- 2009 proposed design plan issued by PBN Holdings Ltd.

General information
- Status: Never built
- Location: 140 Sauchiehall Street, Glasgow, Scotland, G2 3DH
- Estimated completion: Unknown

Technical details
- Material: Copper cladding with clear glazing and planar system
- Size: 0.4084ha
- Floor count: 31
- Floor area: 36,353 sqm

Design and construction
- Architecture firm: PBN Holdings Ltd.

= Savoy Centre Towers =

Savoy Centre Towers is a proposed 110 m (360 ft) mixed use skyscraper located at 140 Sauchiehall Street, Glasgow, Scotland. Planning application for the £80 million development was submitted to Glasgow City Council in 2009 by Belfast based firm PBN Holdings Ltd., and plans were approved by Glasgow City Council in July 2010 subject to various grants and conditions. The proposed floor count of the structure is 31 storeys, with PBN Holdings Ltd. seeking to build 20 more storeys onto the existing 11 storey Savoy Shopping Centre.

==Background==

The site is home to the Savoy Shopping Centre, an 11 storey building in which developers PBN Holdings Ltd. seek to construct another 20 storeys on top of the existing structure to create a structure with 31 floors overall, with the building being mixed use. In the official planning application documents submitted to Glasgow City Council, the developers intended the development to be used as a shopping centre including offices, leisure and entertainment facilities available.

The development firm, PBN Holdings Ltd. is based in Belfast, Northern Ireland. The developers claimed that they hope to construct a 221 bedroom hotel, office space and two restaurants within the Savoy Centre complex, one on the 30th floor of the tower with panoramic views of Glasgow City Centre.

==Development and construction==

Formal notification was given to neighbouring properties on 21 April 2009 for the development of the structure to begin. A decision was made by Glasgow City Council on 26 July 2010 to approve the development, but the planning authority department of the council had issued a number of subjects and conditions that were to be met by the developer should the construction and development of the structure go ahead. The council issued a condition that the development must be constructed in accordance with the provided drawing and elevation numbers as the drawings submitted constituted the approved development.
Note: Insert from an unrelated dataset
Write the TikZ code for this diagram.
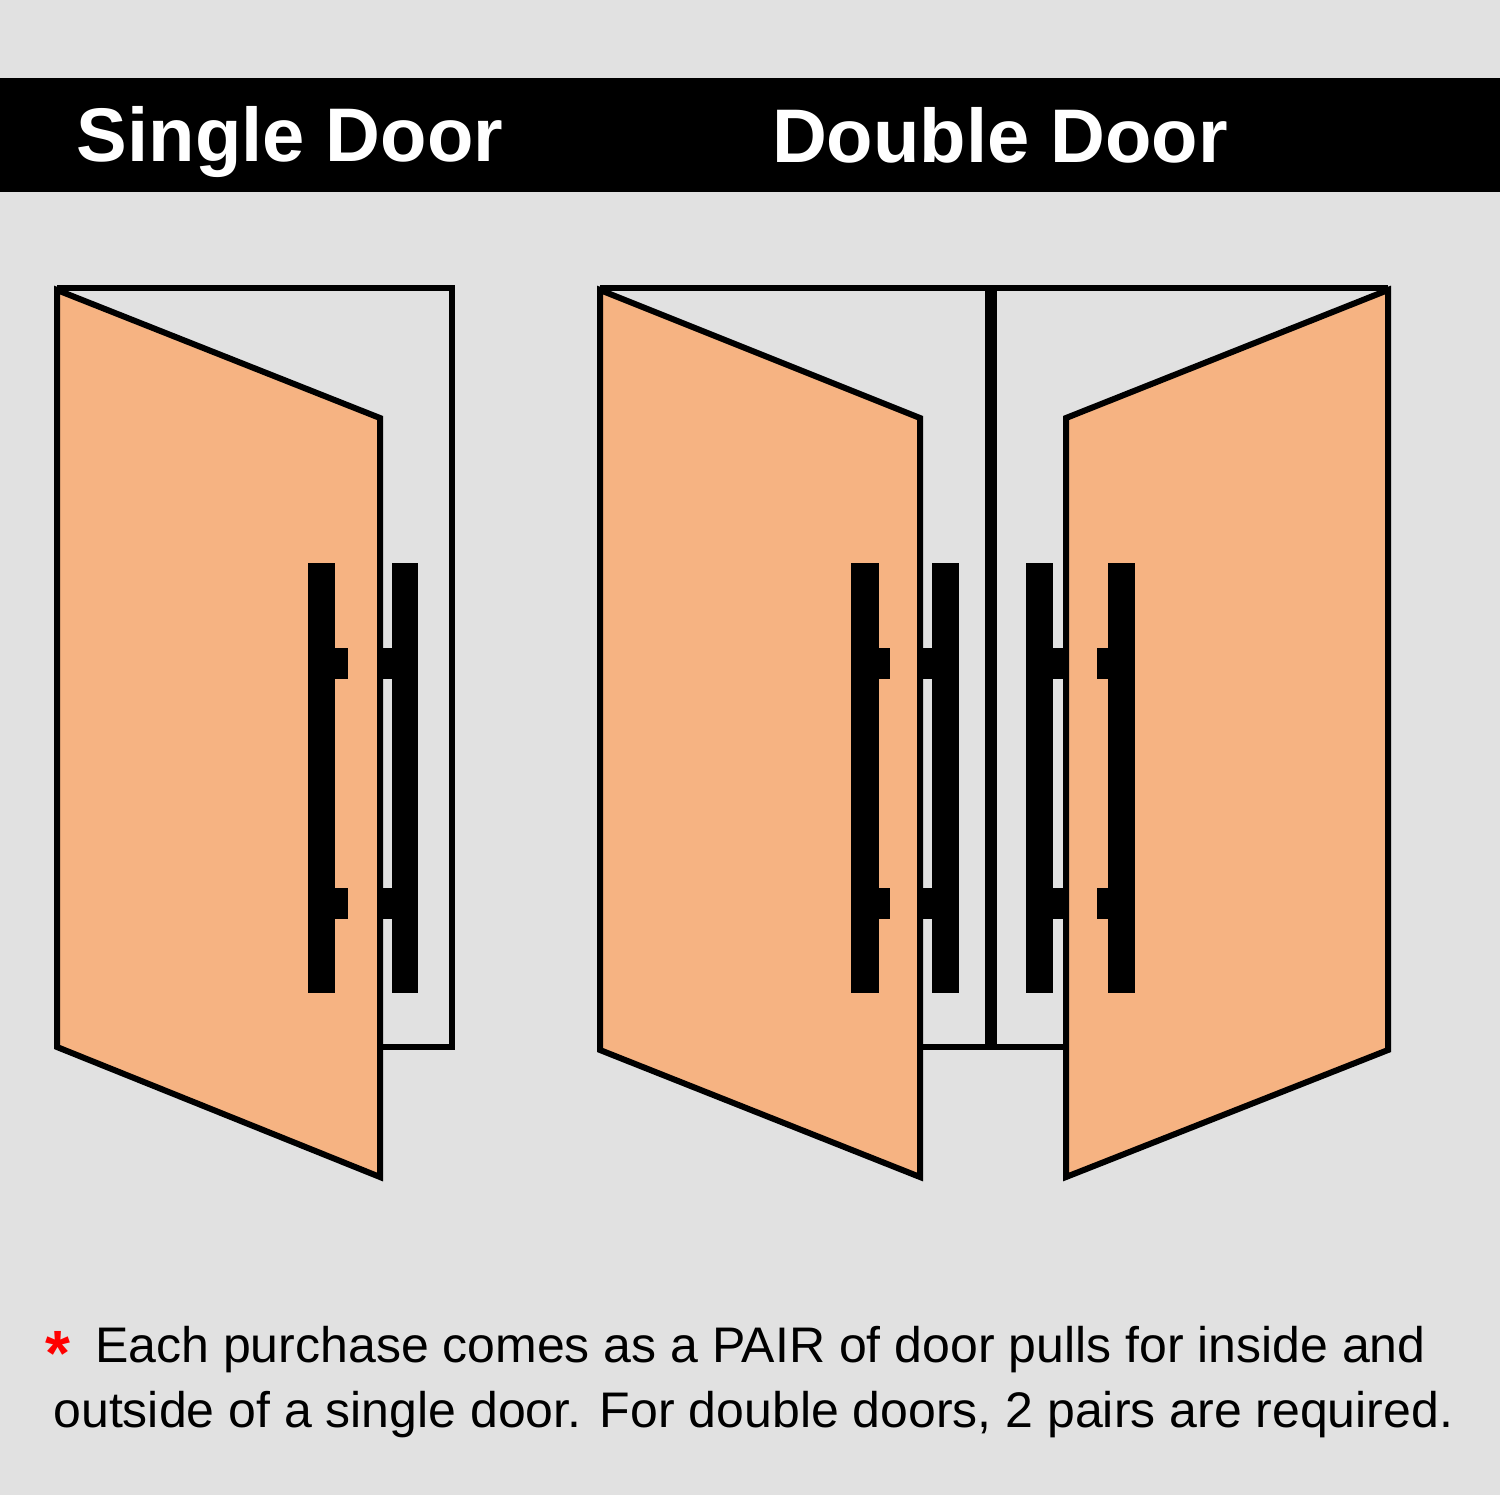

Further conditions for the development include an assessment of the impact that emissions will have in the air from or associated with the development, including from construction road transport, construction and demolition, carried out by a method agreed by the planning authority shall be submitted to and approved in writing by the planning authority. Before any work on the site can begin, the council requested for a comprehensive site investigation for ground contamination to be submitted and approved in writing by the planning authority. Restrictions were also given to lighting in association with the development.
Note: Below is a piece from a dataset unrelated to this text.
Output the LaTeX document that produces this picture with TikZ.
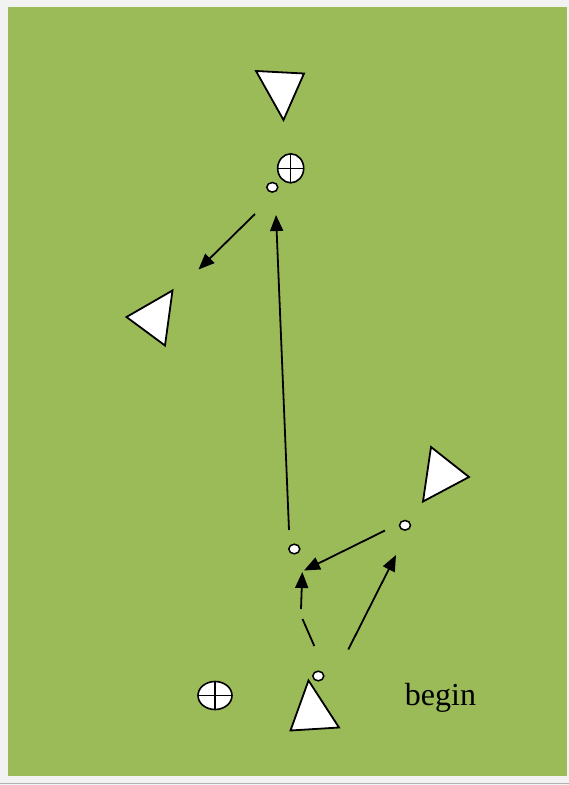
\documentclass[tikz,border=0pt]{standalone}
\usepackage{fontspec}
\setmainfont{Liberation Serif}
\usetikzlibrary{arrows.meta}
\definecolor{pagebg}{HTML}{F2F2F2}
\definecolor{field}{HTML}{9BBB59}
\begin{document}
\begin{tikzpicture}[x=1pt,y=-1pt,
  tri/.style={draw=black,fill=white,line width=1.8pt,line join=miter},
  ball/.style={draw=black,fill=white,line width=1.5pt},
  cone/.style={draw=black,fill=white,line width=1.6pt},
  move/.style={draw=black,line width=1.8pt,-{Triangle[length=16pt,width=13pt]}},
  plain/.style={draw=black,line width=1.8pt}]
\useasboundingbox (0,0) rectangle (569,785);
\fill[pagebg] (0,0) rectangle (569,785);
\fill[field] (8,7) rectangle (567,776);
\draw[gray!60,line width=0.8pt] (0,783.5) -- (569,783.5);
% players (triangles)
\draw[tri] (256,71) -- (304,73.5) -- (283.5,120) -- cycle;
\draw[tri] (126.5,317) -- (172.5,290.5) -- (165,345.5) -- cycle;
\draw[tri] (431,447) -- (469,477) -- (423,501.5) -- cycle;
\draw[tri] (308.5,680.5) -- (339,727.5) -- (290.5,730.5) -- cycle;
% balls
\draw[ball] (272.3,187.3) ellipse (5.5 and 4.8);
\draw[ball] (405,525.3) ellipse (5.5 and 4.8);
\draw[ball] (294.3,549) ellipse (5.5 and 4.8);
\draw[ball] (318.3,676) ellipse (5.5 and 4.8);
% cones with cross
\draw[cone] (290.7,168.3) ellipse (13 and 14.5);
\draw[line width=1.5pt] (277.7,168.3) -- (303.7,168.3) (290.7,153.8) -- (290.7,182.8);
\draw[cone] (215,695.5) ellipse (17 and 14);
\draw[line width=1.5pt] (198,695.5) -- (232,695.5) (215,681.5) -- (215,709.5);
% coordinates for movement lines
\coordinate (a1) at (255,214);
\coordinate (a2) at (198.5,269.5);
\coordinate (b1) at (289,530);
\coordinate (b2) at (276,215);
\coordinate (c1) at (385,530.5);
\coordinate (c2) at (304,570.5);
\coordinate (d1) at (314.3,646);
\coordinate (d2) at (302.5,619);
\coordinate (d3) at (301,609);
\coordinate (d4) at (302.3,572);
\coordinate (e1) at (348.3,649.5);
\coordinate (e2) at (396,555);
\path[move] (a1) -- (a2);
\path[move] (b1) -- (b2);
\path[move] (c1) -- (c2);
\path[plain] (d1) -- (d2);
\path[move] (d3) -- (d4);
\path[move] (e1) -- (e2);
\node[font=\fontsize{32}{38}\selectfont,inner sep=0pt] (lbl) at (440.5,698) {begin};
\end{tikzpicture}
\end{document}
Additional subjects and conditions associated with the planning application decision related to noise pollution from the development, the correct disposal of cooking odours and fumes from the towers restaurant facilities, the refusal to allow roller shutters anywhere on the development, security details submitted to the planning authority and the refusal to allow for canopies to be erected on the building.

The overall development proposal for the Savoy Centre Towers was considered to be in accordance with the Development Plan of Glasgow City Council, and the council claimed that there were no material considerations which outweighed the proposal's accordance with the Development Plan.

==Impact==

As part of the planning application process, consideration had to be given by the developers to a number of various agencies as to how the development of the site could impact on local services and amenities. Strathclyde Partnership for Transport claimed that they saw no concerns and had "no comments" on the proposed development at the site. The Transportation Department at Glasgow City Council found that the proposed development was in line with the local and national transportation planning policy given the developments location within the city centre of Glasgow, claiming they were "more than satisfied" that the centralised location of the development gave ample opportunities for the public to access other methods of transportation other than private car usage.

The Ministry of Defence was asked to consider any implications the proposed development would have on the agencies safeguarding processes at nearby MOD Holehead. The department issued no objections to the development and was satisfied that the development would not affect the safeguarding procedures established at the Holehead site. Scottish Power objected to the proposals due to the fact that Scottish Power Energy Networks had an operational substation and cabling within the vicinity of the proposed development. Scottish Power Energy Networks said that they received no intimation as to whether the development at the site would affect their apparatus already on site and nearby.

No objections to the development were raised by the then Strathclyde Fire and Rescue Service or the West of Scotland Archeology Service.